外公外婆住的是老式的平房,附带一个种满蔬菜的小院,平房两边新建的高楼把阳光都遮住了。冬天,老房子又潮又冷,呼啸的北风穿堂而过,刮得我的脸生疼;夏天,数不清的蚊子扰得人心烦意乱,堆积多年的旧家具散发出一股霉味,让人透不过气。可就是这样一处简陋的房子,是我人生中最快乐的地方。
春日,我和外公外婆一起去田埂上挖野菜、扑蝴蝶;仲夏,外公整夜摇晃着蒲扇来为我纳凉、驱蚊;深秋,我趴在外公的背上打桂花,缠着外婆做香喷喷的桂花饼;冬天,我总会得到好几件崭新的棉袄和比其他孩子厚几倍的红包……老房子是莴苣公主的城堡,它隔离了一切现实的烦恼,变成了每一个女孩都梦想拥有的童话王国。
我的许多“坏习惯”都是在那时被惯出来的。就拿吃饭来说,每次吃饭时,我家都好比春晚大舞台,必得有一个人唱歌、一个人跳舞、一个人鼓掌,在欢笑声中,我才肯乖乖地张嘴吃饭。到了读幼儿园的时候,我中午要在食堂吃饭,外婆担心我挑食得厉害,便每天都变着花样做两道菜,让外公给我送过来。记忆中有无数个雨天,外公总是穿着齐膝的大雨靴,撑着一把小红伞,准时准点地候在校门口。小红伞像个暖烘烘的大灯笼,把铁门照得亮堂堂的。
后来,父母工作调动,我随着父母到城里读小学,外公隔三岔五就会坐进城的早班车,拎着大包小包的美食来看我。我不知道他从哪里学了一招“佛山无影手”,只要母亲的视线一转移,他便熟练地从口袋里掏出一笔“巨资”塞进我的口袋里。就连现在,病中不爱出门的外公也总会一遍遍地问:“斌斌在哪里?”“斌斌去不去呀?”“我要和斌斌坐在一起。”在得到肯定的答复后,他才满心欢喜地坐上车。
上大学后,我每隔一周就会回家过周末,于是父母经常带我回老家看望外公外婆。直到上个月,外公突然病重被推进急救室,医生连续进行了几番抢救,甚至下了病危通知单。

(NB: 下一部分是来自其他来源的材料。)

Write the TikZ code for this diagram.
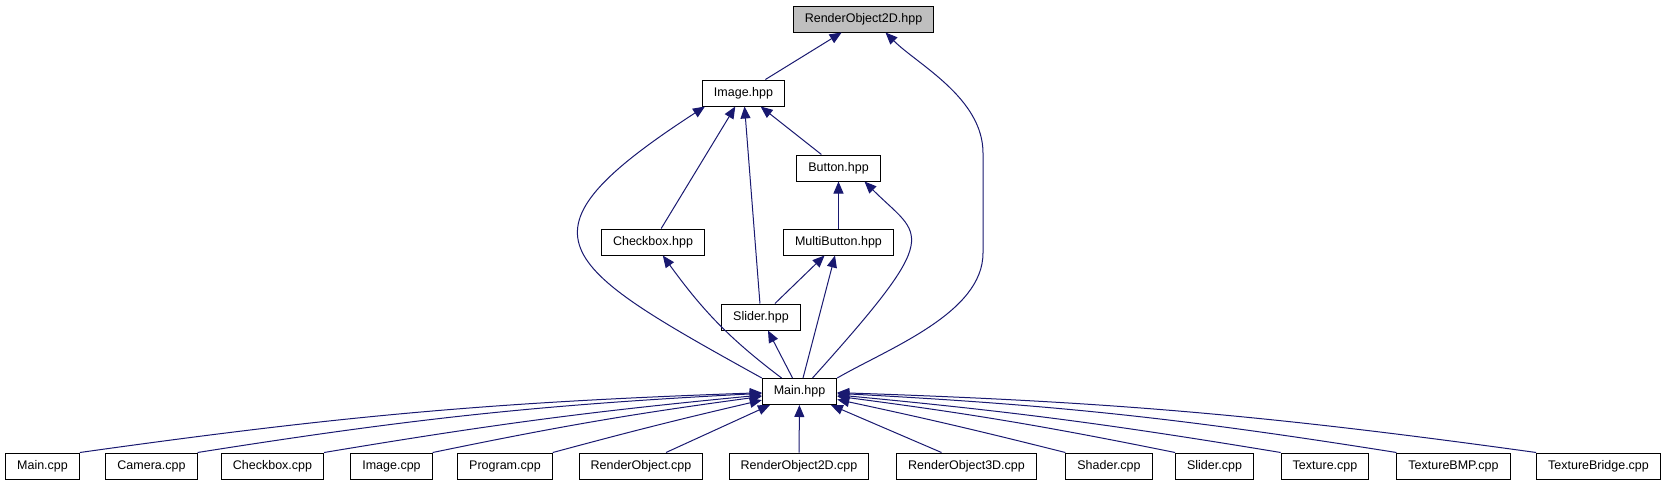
\documentclass[tikz,border=0pt]{standalone}
\usepackage{fontspec}
\setmainfont{Liberation Sans}
\usetikzlibrary{arrows.meta,positioning}
\definecolor{DoxEdge}{HTML}{191970}
\definecolor{DoxRoot}{HTML}{BFBFBF}
\definecolor{DoxInk}{HTML}{000000}

\begin{document}
\begin{tikzpicture}[
    x=1pt, y=1pt,
    file/.style={draw=DoxInk, line width=1pt, fill=white, inner xsep=11.5pt,
      inner ysep=0pt, minimum height=26pt, font=\fontsize{12.5}{15}\selectfont},
    root/.style={file, fill=DoxRoot},
    dep/.style={-{Triangle[length=12pt,width=10pt]}, line width=1pt, draw=DoxEdge}
  ]
    \useasboundingbox (0,0) rectangle (1668,-485);
    \node[root] (ro2d) at (863.5,-19) {RenderObject2D.hpp};
    \node[file] (image) at (743.5,-93) {Image.hpp};
    \node[file] (button) at (838.5,-168) {Button.hpp};
    \node[file] (chkhpp) at (653,-242) {Checkbox.hpp};
    \node[file] (multi) at (838.5,-242) {MultiButton.hpp};
    \node[file] (sldhpp) at (761,-317) {Slider.hpp};
    \node[file] (mainhpp) at (799.5,-391.5) {Main.hpp};
    \node[file] (maincpp) at (42.5,-466) {Main.cpp};
    \node[file] (camcpp) at (151.5,-466) {Camera.cpp};
    \node[file] (chkcpp) at (272.5,-466) {Checkbox.cpp};
    \node[file] (imgcpp) at (391.5,-466) {Image.cpp};
    \node[file] (progcpp) at (505,-466) {Program.cpp};
    \node[file] (rocpp) at (641,-466) {RenderObject.cpp};
    \node[file] (ro2dcpp) at (799,-466) {RenderObject2D.cpp};
    \node[file] (ro3dcpp) at (966.5,-466) {RenderObject3D.cpp};
    \node[file] (shadcpp) at (1109,-466) {Shader.cpp};
    \node[file] (sldcpp) at (1214.5,-466) {Slider.cpp};
    \node[file] (texcpp) at (1325,-466) {Texture.cpp};
    \node[file] (bmpcpp) at (1453.5,-466) {TextureBMP.cpp};
    \node[file] (bridgecpp) at (1598.5,-466) {TextureBridge.cpp};
    \draw[dep] (image) -- (ro2d);
    \draw[dep] (mainhpp.north east) .. controls +(30:60) and +(-90:60) .. (983,-253)
      -- (983,-153) .. controls +(90:55) and +(-45:45) .. ([xshift=22pt]ro2d.south);
    \draw[dep] (button) -- (image);
    \draw[dep] (chkhpp) -- (image);
    \draw[dep] (sldhpp) -- (image);
    \draw[dep] (mainhpp.north west) .. controls +(151:236) and +(-147:236) .. ([xshift=3pt]image.south west);
    \draw[dep] (multi) -- (button);
    \draw[dep] ([xshift=13pt]mainhpp.north) .. controls +(48:200) and +(-45:80) .. ([xshift=26pt]button.south);
    \draw[dep] (sldhpp) -- (multi);
    \draw[dep] (mainhpp) -- (multi);
    \draw[dep] (mainhpp) to[out=143, in=-54] (chkhpp);
    \draw[dep] (mainhpp) -- (sldhpp);
    \draw[dep] (maincpp.north east) to[bend left=3] (mainhpp);
    \draw[dep] (camcpp.north east) to[bend left=3] (mainhpp);
    \draw[dep] (chkcpp.north east) to[bend left=2] (mainhpp);
    \draw[dep] (imgcpp.north east) to[bend left=2] (mainhpp);
    \draw[dep] (progcpp.north east) to[bend left=1] (mainhpp);
    \draw[dep] ([xshift=25pt]rocpp.north) -- (mainhpp);
    \draw[dep] (ro2dcpp) -- (mainhpp);
    \draw[dep] ([xshift=-25pt]ro3dcpp.north) -- (mainhpp);
    \draw[dep] (shadcpp.north west) to[bend right=1] (mainhpp);
    \draw[dep] (sldcpp.north west) to[bend right=2] (mainhpp);
    \draw[dep] (texcpp.north west) to[bend right=2] (mainhpp);
    \draw[dep] (bmpcpp.north west) to[bend right=3] (mainhpp);
    \draw[dep] (bridgecpp.north west) to[bend right=3] (mainhpp);
  \end{tikzpicture}
\end{document}
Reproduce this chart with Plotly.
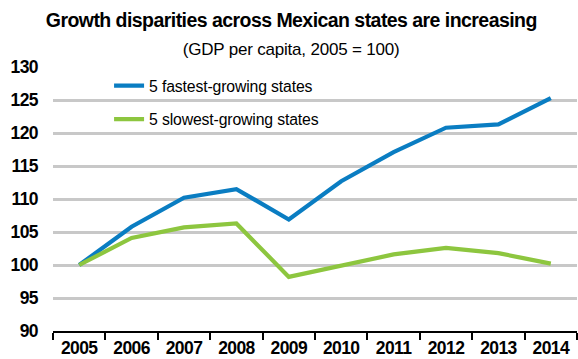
import plotly.graph_objects as go

# GDP per capita index (2005 = 100)
years = ["2005", "2006", "2007", "2008", "2009", "2010", "2011", "2012", "2013", "2014"]
fastest = [100, 105.8, 110.2, 111.5, 106.9, 112.7, 117.1, 120.8, 121.3, 125.3]
slowest = [100, 104.1, 105.7, 106.3, 98.2, 99.85, 101.6, 102.6, 101.8, 100.2]

series_names = ["5 fastest-growing states", "5 slowest-growing states"]
series_colors = ["#0A7DC2", "#8DC63F"]

title_text = "Growth disparities across Mexican states are increasing"
subtitle_text = "(GDP per capita, 2005 = 100)"

FONT = "Liberation Sans, Arial, sans-serif"

fig = go.Figure()
for name, vals, color in zip(series_names, [fastest, slowest], series_colors):
    fig.add_trace(go.Scatter(
        x=years, y=vals, name=name, mode="lines",
        line=dict(color=color, width=4.2), legendgroup=name,
    ))

fig.update_layout(
    width=578, height=359,
    margin=dict(l=53, r=1, t=67, b=25, pad=0),
    paper_bgcolor="white", plot_bgcolor="white",
    font=dict(family=FONT, color="black"),
    title=dict(
        text="<b>" + title_text + "</b>",
        font=dict(family=FONT, size=19.5, color="black"),
        x=0.504, xref="container", xanchor="center",
        y=1 - 20 / 359, yref="container", yanchor="middle",
    ),
    showlegend=True,
    legend=dict(
        x=0.107, xanchor="left", y=0.993, yanchor="top",
        bgcolor="rgba(0,0,0,0)", borderwidth=0,
        font=dict(family=FONT, size=15.8, color="black"),
        traceorder="grouped", tracegroupgap=10,
    ),
    xaxis=dict(
        type="category", categoryorder="array", categoryarray=years,
        range=[-0.5, len(years) - 0.5],
        showline=True, linecolor="black", linewidth=2,
        ticks="outside", tickson="boundaries", ticklen=7, tickwidth=2, tickcolor="black",
        showgrid=False, zeroline=False,
        tickfont=dict(family=FONT, size=17.5, color="black", weight="bold"),
    ),
    yaxis=dict(
        range=[90, 130], dtick=5, tick0=90,
        showgrid=True, gridcolor="#C8C8C8", gridwidth=2.5,
        zeroline=False, showline=False, ticks="",
        ticklabelstandoff=14,
        tickfont=dict(family=FONT, size=17.5, color="black", weight="bold"),
    ),
    annotations=[dict(
        text=subtitle_text, xref="paper", yref="paper",
        x=(291 - 53) / 524, y=(334 - 49) / 267, xanchor="center", yanchor="middle",
        showarrow=False, font=dict(family=FONT, size=17, color="black"),
    )],
)

# Tight tracking for the condensed text style
tracking_js = """
var gd = document.getElementsByClassName('plotly-graph-div')[0];
function track(sel, px) {
  gd.querySelectorAll(sel).forEach(function (t) { t.style.letterSpacing = px; });
}
track('.gtitle', '-0.55px');
track('.annotation-text', '-0.2px');
track('.xtick text', '-0.6px');
track('.ytick text', '-0.6px');
track('.legendtext', '-0.15px');
"""

fig.write_html("out.html", post_script=tracking_js)
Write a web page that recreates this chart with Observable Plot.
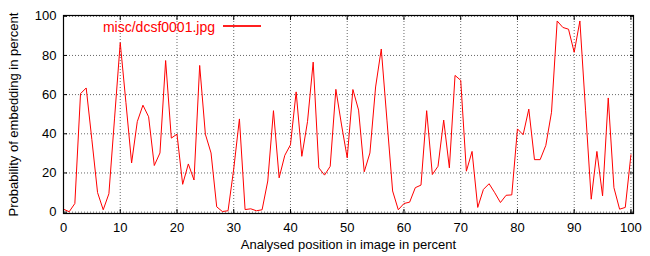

我瘫坐在地上,冰冷的瓷砖直冻进我的心里。
那段时间,亲人们轮番来医院照料外公。两周后,外公奇迹般地渐渐好转起来,我积蓄多日的泪水终于夺眶而出——感谢死神,在最后一刻将外公还给了我。
经过这场大病,外公出院后总是整日待在老房子里。我突然意识到,外公再也不是那个举着小红伞,步履矫健地穿过拥挤的人群为我送饭菜的外公了,岁月的浪潮带走了他灵活的双腿、年轻的皮肤、敏锐的听觉……却给我留下了十数年如一日的爱。如果我把成长写成一本回忆录,那么外公无疑是书中最动人的注脚。
人生哪里有那么多岁月静好,只不过是仗着有人偏袒与疼爱,我才能肆无忌惮地打闹,无忧无虑地长大。相比之下,我从不曾怨怼爷爷奶奶的不公,因为外公外婆给予了我远超其他孩子的疼爱与呵护。这一份爱,让我这平凡的一生有了无限的价值与意义。
我曾经失去了海洋,可外公却给了我一片星空。人的一生有如四季,待浓烈的夏日逝去后,白昼日渐变短,黑夜愈来愈长。在深不见底的暗夜里,每当我仰望天际,他永远是离我最近的那颗星星。